Lindsay at microscope
Lindsay at the microscope in the Ceramic Tech Lab

One of the hardest parts of working from home these days is being separated from hands-on projects in the lab and collections. Museum people want to have their stuff nearby.

As the manager of the Ceramic Tech Lab, I normally have many different projects going on: identifying and sorting pottery from our collections, testing clays from samples collected in the field, or conducting elemental analysis to learn where pottery was made. Fortunately, I found a way to satisfy my need to take a break from the computer every once in a while. During this time away from campus, I’ve decided to replicate different kinds of Florida pottery, testing the materials, skills, and recipes used in the past. Follow along as I show you the methods used to make various common archaeological pottery types, starting with the oldest. As the grand finale, I will fill up the fire pit and see if they survive the flames intact!

Orange Fiber Tempered Pottery (ca. 4500 years old)

Fiber tempered pottery was the earliest type to be made in what is now Florida. It has a distinctive special ingredient, Spanish moss (Tillandsia usneoides). The stringy moss forms a scaffolding inside the wet clay, making it possible to build up vessel walls in sections without using coils. As it is fired, the organic moss burns away, leaving tiny tunnels in the pottery. This means that a fairly chunky pot will still end up lightweight. The air channels help with even heating for use in cooking. A feat of engineering, right?

1 sherd with simple stamping over paste with visible linear voids
Stallings Simple Stamped
Handful of Spanish moss
Freshly picked Spanish moss


Cross section of fiber-tempered sherd showing cross section of channel pores from burned out fibers
Cross section of fiber-tempered pottery showing channel pores from burned out fibers

I decided to start my trials with a basic bowl. Most Orange Period pottery is very fragmentary, so we don’t have a good idea about all the vessel shapes people may have made. We can tell that some were large open bowls, and one in our collection is squarish and compartmented, with a divider down the middle of the interior. The fragments of pottery, which we archaeologists call sherds, are usually pretty thick. That is somewhat unavoidable when there are big hunks of plant matter inside.

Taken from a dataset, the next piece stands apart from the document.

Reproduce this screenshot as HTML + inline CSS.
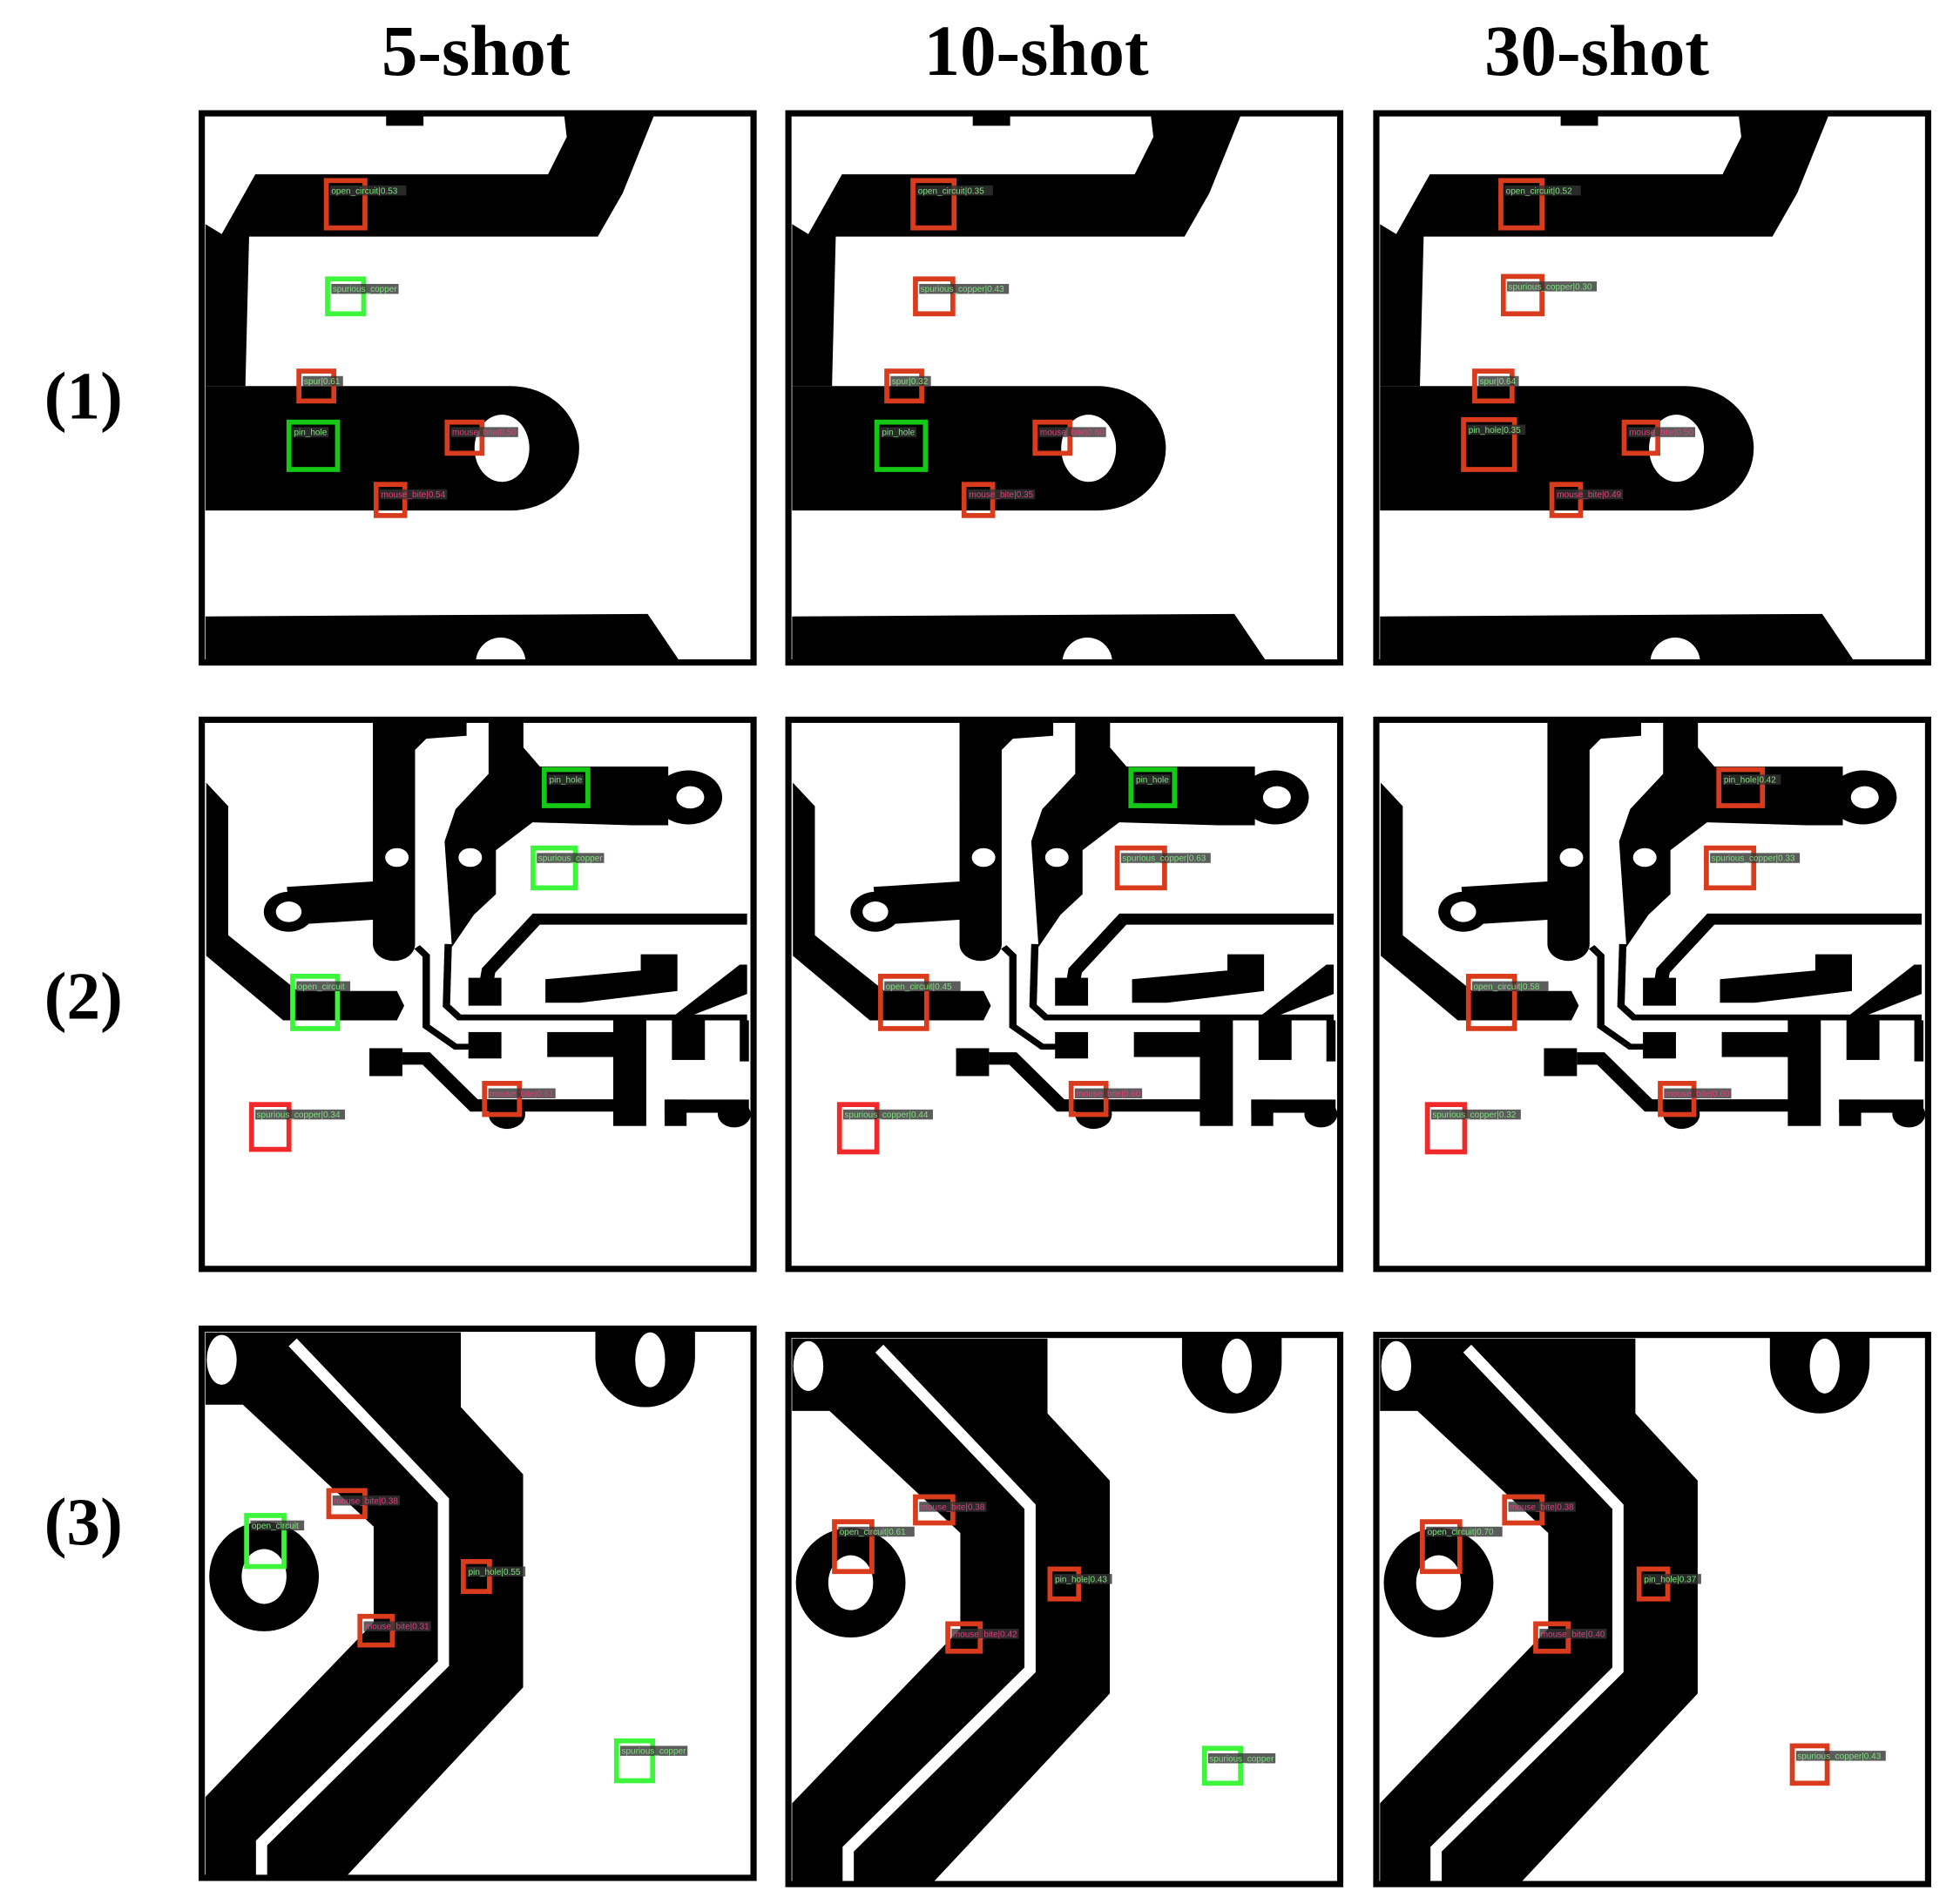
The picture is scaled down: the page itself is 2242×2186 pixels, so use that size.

Orange Incised (Orange series)
Orange Incised (Orange series)

The clay I chose is a local Alachua County clay from a former brick factory, left over from a sample we collected last year. It is tan, fairly sandy and “short.” This means that it doesn’t hold together particularly well, tending to form cracks. Nevertheless, I decided to try it out, because the method of making fiber tempered pottery is very forgiving. I would not need to form coils or complex shapes, which require a more plastic clay.

My very basic toolkit included: a jar of water, a clam shell, a piece of leather chamois, a carved wooden paddle (it’s actually a vintage butter paddle) that creates longitudinal lines, which we call “simple stamping,” and a wooden bowl to cradle the round bottomed pot. A broken vessel base could also have been used.

arch made of clay
Arch of clay with cracks forming at top, indicating clay is short and will have problems holding together without cracking
layout of tools and ingredients
Ingredients and tools: water, paddle, chamois, shell, clay, and wooden bowl.
wad of clay mixed with Spanish moss
Mass of clay mixed with Spanish moss

I broke some Spanish moss (ubiquitous here in Florida) into shorter lengths, and kneaded it into the clay until it was evenly mixed. Then I took half the clay and began making a pinch pot for the base, thinning the ball to create a bowl shape. I added slabs of clay around the walls, smoothing them well, to raise up the sides. At this point, it looked pretty sad.

Once I had the basic shape I wanted, I used the smooth side of the paddle to gently tamp down the rim. This compression is important to remove air pockets and ensure all the pieces are tightly joined. I then used the shell fragment as a scraper to smooth away lumps on the interior of the pot. The damp chamois helped to smooth and compress the interior and rim.

Half-made bowl
Roughly shaped bowl, before smoothing and refining. The wooden bowl lined with moss helps to maintain the rounded shape of the pottery vessel.
Bowl with tamped down rim
Tamping down the rim of the bowl to compress it.
Smooth interior of bowl
Bowl after interior smoothing

I still hadn’t done anything to the outside, but at this point the pot needed to dry a bit so it wouldn’t lose its shape when I turned it upside down. I covered it with a cloth and set it in a shady, still place to firm up for a few hours.

When I came back, I used the clam shell scraper on the outside to remove lumps, and then smoothed with the chamois. Using the flat side of the paddle with my hand inside, I whacked it evenly around to smooth it out further and compress the clay. I finished by whacking the exterior using the carved side of the paddle to make the simple stamped impressions.

Pot upside down in hand showing linear designs
Exterior of pot showing simple stamped impressions
Completed bowl sitting in wooden bowl on next of Spanish moss
Completed bowl ready to dry.

Now the pot is set aside to dry slowly, in preparation for firing. From start to finish, making this expedient but hopefully functional bowl took about 45 minutes.